Recycling of G protein-coupled receptors determines the functional resensitization of receptors and is implicated in switching beta2 adrenoceptor (beta2AR) G protein specificity in cardiomyocytes. The human beta2AR carboxyl end binds to the N-ethylmaleimide-sensitive factor (NSF), an ATPase integral to membrane trafficking machinery. It is interesting that the human beta2AR (hbeta2AR) carboxyl end pulled down NSF from mouse heart lysates, whereas the murine one did not. Despite this difference, both beta2ARs exhibited substantial agonist-induced internalization, recycling, and Gi coupling in cardiomyocytes.

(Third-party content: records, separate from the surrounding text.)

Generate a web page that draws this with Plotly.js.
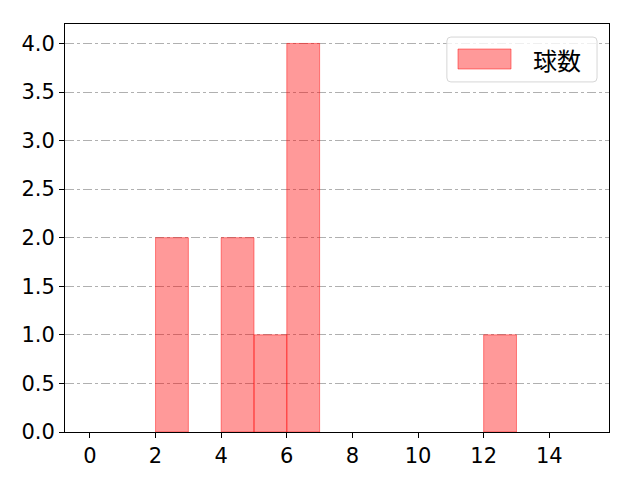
<!DOCTYPE html>
<html>
<head>
<meta charset="utf-8">
<script src="https://cdn.plot.ly/plotly-3.0.1.min.js"></script>
<style>
  html, body { margin: 0; padding: 0; background: #fff; }
  #plot { width: 640px; height: 480px; }
</style>
</head>
<body>
<div id="plot"></div>
<script>
// histogram bins (left edge, width 1) and counts, empty bins left out
const binStarts = [2, 4, 5, 6, 12];
const counts    = [2, 2, 1, 4, 1];
const xTicks = [0, 2, 4, 6, 8, 10, 12, 14];
const yTicks = [0, 0.5, 1, 1.5, 2, 2.5, 3, 3.5, 4];
const seriesName = '球数';

const tickFont = '"DejaVu Sans", sans-serif';
const jpFont = '"Noto Sans CJK JP", "DejaVu Sans", sans-serif';
const barFill = 'rgba(255,0,0,0.4)';
const barEdge = 'rgba(255,0,0,0.45)';

const trace = {
    type: 'bar',
    x: binStarts,
    y: counts,
    width: 1,
    offset: 0,
    name: seriesName,
    showlegend: false,
    marker: { color: barFill, line: { color: barEdge, width: 1 } },
};

// matplotlib-like legend box drawn by hand (rounded frame, wide swatch)
function roundRect(x0, y0, x1, y1, rx, ry) {
    return `M${x0 + rx},${y0} L${x1 - rx},${y0} Q${x1},${y0} ${x1},${y0 + ry} ` +
           `L${x1},${y1 - ry} Q${x1},${y1} ${x1 - rx},${y1} L${x0 + rx},${y1} ` +
           `Q${x0},${y1} ${x0},${y1 - ry} L${x0},${y0 + ry} Q${x0},${y0} ${x0 + rx},${y0} Z`;
}
const rx = 4 / 544, ry = 4 / 408;

const layout = {
    width: 640,
    height: 480,
    paper_bgcolor: '#fff',
    plot_bgcolor: '#fff',
    font: { family: tickFont, color: '#000', size: 21 },
    margin: { l: 65, r: 31, t: 24, b: 48 },
    bargap: 0,
    xaxis: {
        range: [-0.76, 15.82],
        tickvals: xTicks,
        ticktext: xTicks.map(String),
        ticks: 'outside', ticklen: 5, tickcolor: '#000',
        showline: true, linecolor: '#000', linewidth: 1, mirror: true,
        showgrid: false, zeroline: false,
    },
    yaxis: {
        range: [0, 4.2],
        tickvals: yTicks,
        ticktext: yTicks.map(v => v.toFixed(1)),
        ticks: 'outside', ticklen: 5, tickcolor: '#000',
        showline: true, linecolor: '#000', linewidth: 1, mirror: true,
        showgrid: true, gridcolor: '#b0b0b0', gridwidth: 1, griddash: 'dashdot',
        zeroline: false,
    },
    shapes: [
        {
            type: 'path', xref: 'paper', yref: 'paper',
            path: roundRect(0.702, 0.858, 0.978, 0.968, rx, ry),
            fillcolor: 'rgba(255,255,255,0.8)', line: { color: '#d6d6d6', width: 1 },
        },
        {
            type: 'rect', xref: 'paper', yref: 'paper',
            x0: 0.7224, x1: 0.8199, y0: 0.8897, y1: 0.9387,
            fillcolor: barFill, line: { color: barEdge, width: 1 },
        },
    ],
    annotations: [{
        xref: 'paper', yref: 'paper', x: 0.905, y: 0.914,
        xanchor: 'center', yanchor: 'middle', showarrow: false,
        text: seriesName, font: { family: jpFont, size: 24, color: '#000' },
    }],
};

Plotly.newPlot('plot', [trace], layout, { displayModeBar: false, staticPlot: true });
</script>
</body>
</html>
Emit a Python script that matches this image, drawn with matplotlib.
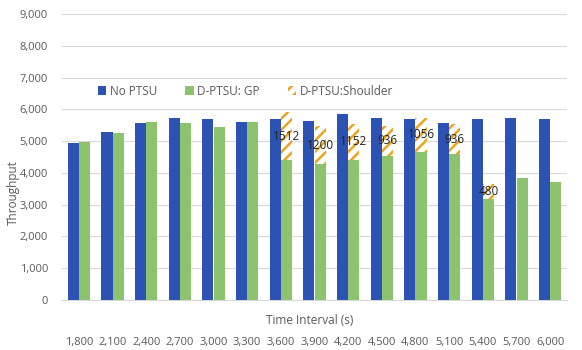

The hbeta2AR, however, displayed faster rates of agonist-induced internalization and recycling compared with the murine beta2AR (mbeta2AR) and a more profound Gi component in its contraction response. Replacing the mbeta2AR proline (-1) with a leucine generated a gain-of-function mutation, mbeta2AR-P417L, with a rescued ability to bind NSF, faster internalization and recycling than the mbeta2AR, and a significant enhancement in Gi signaling, which mimics the hbeta2AR. Selective disruption of the mbeta2AR-P417L binding to NSF inhibited the receptor coupling to Gi. Mean-while, inhibiting NSF with N-ethylmaleimide blocked the mbeta2AR recycling after agonist-induced endocytosis. Expressing the NSF-E329Q mutant lacking ATPase activity inhibited the mbeta2AR coupling to Gi in cardiomyocytes. Our results revealed a dual regulation on hbeta2AR trafficking and signaling by NSF through direct binding to cargo receptor and its ATPase activity and uncovered an unprecedented role for the receptor binding to NSF in regulating G protein specificity that has diverged between mouse and human beta2ARs.